Im deutschsprachigen Raum hielt das Interesse jedoch an, auch aufgrund der Arbeit des Schweizer Missionsarztes Adrien Sechehaye. Er behandelte noch in den 1920er Jahren viele Patienten mit „Stevens' Cure“.
Anwendungsgebiete
Umckaloabo wird zur Therapie von akuten und chronischen Infektionskrankheiten, besonders im Atemwegs- und im Hals-Nasen-Ohrenbereich, angewendet. Die historisch bedingte Anwendung als Phytotherapeutikum gegen Lungentuberkulose konnte weder für Extrakte noch isolierte Naturstoffe gezeigt werden.
Das moderne Phytotherapeutikum besteht aus einem ethanolischen standardisierten Extrakt "Eps 7630", welcher aus den Wurzeln von P. sidoides durch Perkolation und / oder Mazeration gewonnen wird.
Eigenschaften
Der Hersteller schreibt Umckaloabo eine dreifache Wirkung zu: eine antibakterielle, eine schleimlösende und eine abwehrstärkende.
Ziel der Therapie ist meist, den Einsatz von Antibiotika zu vermeiden, die häufiger Nebenwirkungen haben. Daher wird das Mittel oft Kindern verabreicht.
Umckaloabo soll Bronchitiden und Entzündungen der Nasennebenhöhlen sowie der Mandeln leichter verlaufen lassen, abkürzen und Reinfektionen verhindern. Die Wirksamkeit ist vorwiegend anekdotisch belegt. Umfragen unter Ärzten und Patienten zeigen, dass das Mittel subjektiv als wirksam empfunden wird. Ein objektiver Wirkungsnachweis nach Kriterien der evidenzbasierten Medizin steht jedoch bisher aus (Stand 04/04).
In-vitro konnte eine direkte antimikrobielle Wirkung gezeigt werden, die aber erst bei erheblich höheren als den empfohlenen Dosierungen eintritt. Stattdessen konnte eine stimulierende Wirkung auf Makrophagen (am lokalen Entzündungsprozess beteiligte Immunzellen) nachgewiesen werden. Von den im Extrakt vorkommenden Naturstoffen scheinen Gallussäure und verwandte Gerbstoffe für diese Wirkung verantwortlich zu sein.
Kritik
Die in dem Extrakt enthaltenen Cumarine können grundsätzlich gerinnungshemmend wirken und damit das Blutungsrisiko erhöhen. Die Hauptcumarine sind Scopoletin und Umckalin. Es ist umstritten, ob die Konzentration der Wirkstoffe ausreichend ist. Kritiker sprechen von 500-1.000-facher Unterdosierung.

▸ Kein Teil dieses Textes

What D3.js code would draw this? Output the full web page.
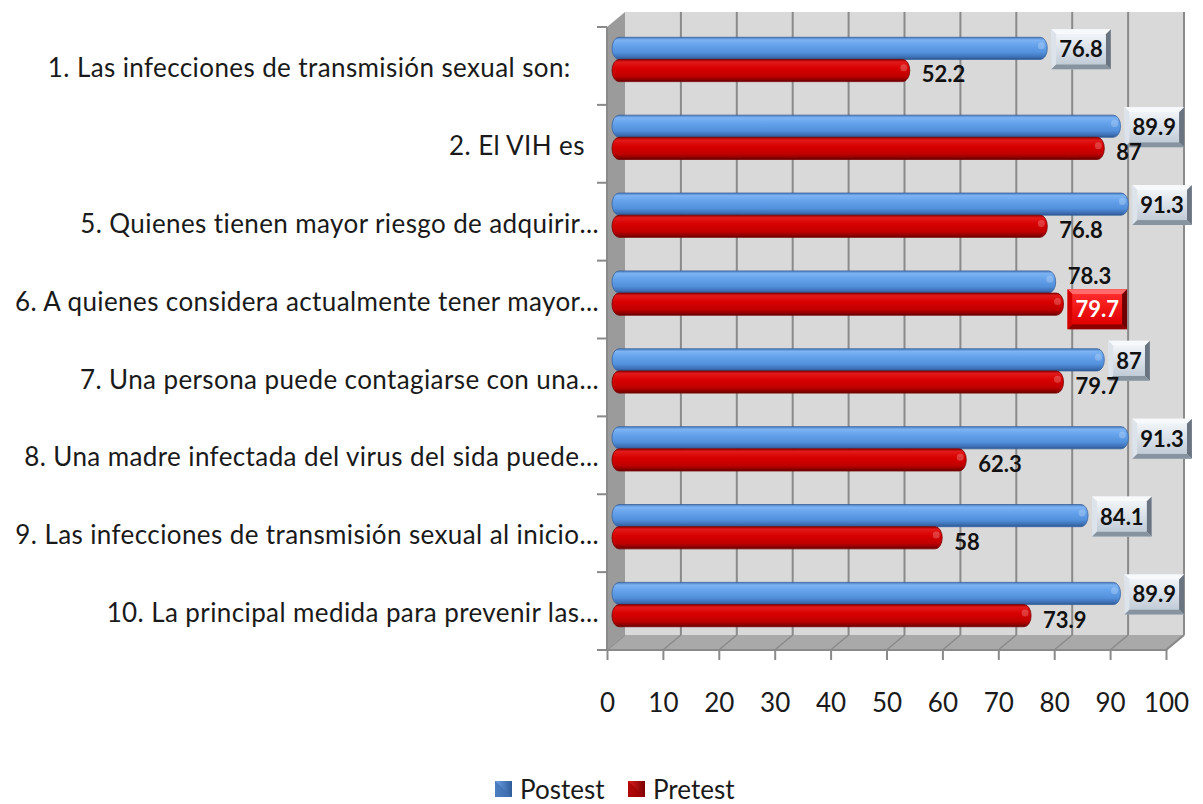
<!DOCTYPE html>
<html><head><meta charset="utf-8">
<script src="https://cdn.jsdelivr.net/npm/d3@7"></script>
<style>
html,body{margin:0;padding:0;background:#fff;}
svg{display:block;}
text{white-space:pre;}
</style></head>
<body>
<svg id="chart" width="1203" height="804"></svg>
<script>
// ---------- data ----------
const categories = [
  "1. Las infecciones de transmisión sexual son:    ",
  "2. El VIH es  ",
  "5. Quienes tienen mayor riesgo de adquirir...",
  "6. A quienes considera actualmente tener mayor...",
  "7. Una persona puede contagiarse con una...",
  "8. Una madre infectada del virus del sida puede...",
  "9. Las infecciones de transmisión sexual al inicio...",
  "10. La principal medida para prevenir las..."
];
const seriesNames = ["Postest", "Pretest"];
const postest = [76.8, 89.9, 91.3, 78.3, 87, 91.3, 84.1, 89.9];
const pretest = [52.2, 87, 76.8, 79.7, 79.7, 62.3, 58, 73.9];
const xTickValues = [0, 10, 20, 30, 40, 50, 60, 70, 80, 90, 100];

// ---------- layout ----------
const svg = d3.select("#chart");
const depth = {dx: 18, dy: 15};
const front = {left: 607, right: 1166, top: 27, bottom: 650};
const x = d3.scaleLinear().domain([0, 100]).range([front.left, front.right]);
const y = d3.scaleBand().domain(categories).range([front.top, front.bottom]).padding(0);
const ySub = d3.scaleBand().domain(seriesNames).range([0, y.bandwidth()]).paddingInner(0).paddingOuter(0.755);
const xMid = v => x(v) + depth.dx / 2;
const xBack = v => x(v) + depth.dx;
const gridColor = "#8a8a8a";
const FONT = "Lato, 'Open Sans', sans-serif";

const defs = svg.append("defs");
function linGrad(id, stops, vertical = true) {
  const g = defs.append("linearGradient").attr("id", id)
    .attr("x1", 0).attr("y1", 0).attr("x2", vertical ? 0 : 1).attr("y2", vertical ? 1 : 0);
  stops.forEach(s => g.append("stop").attr("offset", s[0]).attr("stop-color", s[1]));
}
linGrad("gBlue", [[0, "#4a7cc0"], [0.12, "#7db3f3"], [0.35, "#66a3ec"], [0.7, "#5290dc"], [0.9, "#3d6fb3"], [1, "#2b5590"]]);
linGrad("gRed", [[0, "#9a0000"], [0.12, "#e21a1a"], [0.4, "#d80000"], [0.75, "#c00000"], [0.92, "#8a0000"], [1, "#600000"]]);
linGrad("gBoxFace", [[0, "#f0f4f8"], [1, "#c2ccd7"]]);
linGrad("gRedFace", [[0, "#ff2a2a"], [1, "#e00000"]]);
linGrad("gLegBlue", [[0, "#6fa3e6"], [1, "#2e5c9a"]], false);
linGrad("gLegRed", [[0, "#e02020"], [1, "#7a0000"]], false);

// ---------- walls ----------
const backTop = front.top - depth.dy, backBottom = front.bottom - depth.dy;
svg.append("rect").attr("x", xBack(0)).attr("y", backTop)
  .attr("width", xBack(100) - xBack(0)).attr("height", backBottom - backTop)
  .attr("fill", "#d9d9d9");
svg.append("g").selectAll("line").data(xTickValues.slice(1)).join("line")
  .attr("x1", d => xBack(d)).attr("x2", d => xBack(d))
  .attr("y1", backTop).attr("y2", backBottom)
  .attr("stroke", gridColor).attr("stroke-width", 2);
svg.append("polygon")
  .attr("points", [[x(0), front.bottom], [x(100), front.bottom], [xBack(100), backBottom], [xBack(0), backBottom]].join(" "))
  .attr("fill", "#a9a9a9");
svg.append("g").selectAll("line").data(xTickValues).join("line")
  .attr("x1", d => x(d)).attr("x2", d => xBack(d))
  .attr("y1", front.bottom).attr("y2", backBottom)
  .attr("stroke", gridColor).attr("stroke-width", 1.5);
svg.append("polygon")
  .attr("points", [[x(0), front.top], [xBack(0), backTop], [xBack(0), backBottom], [x(0), front.bottom]].join(" "))
  .attr("fill", "#9b9b9b");

// ---------- bars ----------
const barData = [];
categories.forEach((c, i) => {
  const vals = [postest[i], pretest[i]];
  seriesNames.forEach((s, k) => barData.push({c, i, s, k, v: vals[k]}));
});
const barY = d => y(d.c) + ySub(d.s) - depth.dy / 2 + 1;
const barH = ySub.bandwidth();
const bars = svg.append("g");
bars.selectAll("rect").data(barData).join("rect")
  .attr("x", xMid(0) - 4).attr("y", barY)
  .attr("width", d => xMid(d.v) + 2 - (xMid(0) - 4)).attr("height", barH)
  .attr("rx", 7).attr("ry", barH / 2)
  .attr("fill", d => d.k === 0 ? "url(#gBlue)" : "url(#gRed)")
  .attr("stroke", d => d.k === 0 ? "#3a64a0" : "#7a0000").attr("stroke-width", 0.8);
bars.selectAll("ellipse").data(barData).join("ellipse")
  .attr("cx", d => xMid(d.v) - 4).attr("cy", d => barY(d) + barH * 0.38)
  .attr("rx", 3.5).attr("ry", 3.5)
  .attr("fill", "#fff").attr("opacity", 0.22);

// ---------- axes ----------
const axisG = svg.append("g").attr("transform", `translate(0,${front.bottom})`)
  .call(d3.axisBottom(x).tickValues(xTickValues).tickSize(10).tickPadding(34).tickFormat(d3.format("d")));
axisG.select(".domain").attr("stroke", gridColor).attr("stroke-width", 2)
  .attr("d", `M${x(0) - 10},0H${x(100)}`);
axisG.selectAll(".tick line").attr("stroke", gridColor).attr("stroke-width", 2);
axisG.selectAll(".tick text").attr("font-family", FONT)
  .attr("font-size", 26).attr("fill", "#1a1a1a");
svg.append("line").attr("x1", x(100)).attr("y1", front.bottom).attr("x2", xBack(100)).attr("y2", backBottom)
  .attr("stroke", gridColor).attr("stroke-width", 2);

svg.append("line").attr("x1", x(0)).attr("x2", x(0)).attr("y1", front.top).attr("y2", front.bottom)
  .attr("stroke", gridColor).attr("stroke-width", 2);
const bounds = categories.map(c => y(c)).concat([front.bottom]);
svg.append("g").selectAll("line").data(bounds).join("line")
  .attr("x1", x(0) - 10).attr("x2", x(0)).attr("y1", d => d).attr("y2", d => d)
  .attr("stroke", gridColor).attr("stroke-width", 2);
svg.append("g").selectAll("text").data(categories).join("text")
  .attr("x", x(0) - 8).attr("y", d => y(d) + y.bandwidth() / 2 + 2)
  .attr("dy", "0.35em").attr("text-anchor", "end")
  .attr("font-family", FONT).attr("font-size", 26).attr("letter-spacing", 0.4)
  .attr("fill", "#1a1a1a").text(d => d);

// ---------- value labels ----------
const plainPost = [3];         // post labels without box
const highlightPre = [3];      // pre labels in red box
const labG = svg.append("g").attr("font-family", FONT)
  .attr("font-size", 22).attr("font-weight", "bold");
function bevelBox(g, bx, by, bw, bh, red) {
  const b = 5;
  const face = red ? "url(#gRedFace)" : "url(#gBoxFace)";
  const light = red ? "#ff6a6a" : "#f7f9fb";
  const mid = red ? "#d40000" : "#dde3ea";
  const dark = red ? "#8c0000" : "#8794a0";
  const darker = red ? "#700000" : "#697480";
  g.append("rect").attr("x", bx).attr("y", by).attr("width", bw).attr("height", bh).attr("fill", face);
  const P = pts => g.append("polygon").attr("points", pts.map(p => p.join(",")).join(" "));
  P([[bx, by], [bx + bw, by], [bx + bw - b, by + b], [bx + b, by + b]]).attr("fill", light);
  P([[bx, by], [bx + b, by + b], [bx + b, by + bh - b], [bx, by + bh]]).attr("fill", mid);
  P([[bx + bw, by], [bx + bw, by + bh], [bx + bw - b, by + bh - b], [bx + bw - b, by + b]]).attr("fill", darker);
  P([[bx, by + bh], [bx + b, by + bh - b], [bx + bw - b, by + bh - b], [bx + bw, by + bh]]).attr("fill", dark);
  g.append("rect").attr("x", bx + b).attr("y", by + b).attr("width", bw - 2 * b).attr("height", bh - 2 * b).attr("fill", face);
}
barData.forEach(d => {
  const end = xMid(d.v) + 2;
  const cy = barY(d) + barH / 2;
  const label = d3.format("")(d.v);
  const boxed = (d.k === 0 && !plainPost.includes(d.i)) || (d.k === 1 && highlightPre.includes(d.i));
  if (boxed) {
    const red = d.k === 1;
    const g = labG.append("g");
    const t = g.append("text").text(label);
    const tw = t.node().getComputedTextLength();
    t.remove();
    const bw = tw + 16, bh = 40;
    const bx = end + 4, by = cy - bh / 2 + (red ? 5 : 1);
    bevelBox(g, bx, by, bw, bh, red);
    g.append("text").text(label).attr("x", bx + bw / 2).attr("y", by + bh / 2).attr("dy", "0.36em")
      .attr("text-anchor", "middle").attr("fill", red ? "#fff" : "#111");
  } else {
    labG.append("text").text(label).attr("x", end + 12).attr("y", cy + (d.k === 0 ? -6 : 4))
      .attr("dy", "0.36em").attr("fill", "#111");
  }
});

// ---------- legend ----------
const legX = [495, 628];
const leg = svg.append("g").selectAll("g").data(seriesNames).join("g")
  .attr("transform", (d, i) => `translate(${legX[i]},781)`);
leg.append("rect").attr("width", 17).attr("height", 16)
  .attr("fill", (d, i) => i === 0 ? "url(#gLegBlue)" : "url(#gLegRed)");
leg.append("polygon").attr("points", "0,0 17,16 0,16")
  .attr("fill", (d, i) => i === 0 ? "#3e6fb0" : "#a00000").attr("opacity", 0.7);
leg.append("text").attr("x", 25).attr("y", 18)
  .attr("font-family", FONT).attr("font-size", 26)
  .attr("fill", "#1a1a1a").text(d => d);
</script>
</body></html>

Bedenklich ist der Ethanolanteil von 12 Vol.-%, der das Mittel zumindest bei kleinen Kindern kontraindiziert erscheinen lässt. Hier erscheinen alkoholfreie Extrakte als Alternative. Diese werden aber bisher nur außerhalb des deutschsprachigen Raums, so etwa in den USA, vermarktet.
Umckaloabo darf nicht anstelle von Antibiotika eingenommen werden. So ist bei einer Angina tonsillaris (vom Hersteller als Indikation angegeben), auf jeden Fall zunächst eine Erregerdiagnose angezeigt, um die Möglichkeit einer Infektion mit Streptokokken auszuschließen. Wird eine Streptokokkenangina nicht antibiotisch behandelt, sind schwere Komplikationen, unter anderem mit Beteiligung der Herzklappen zu erwarten.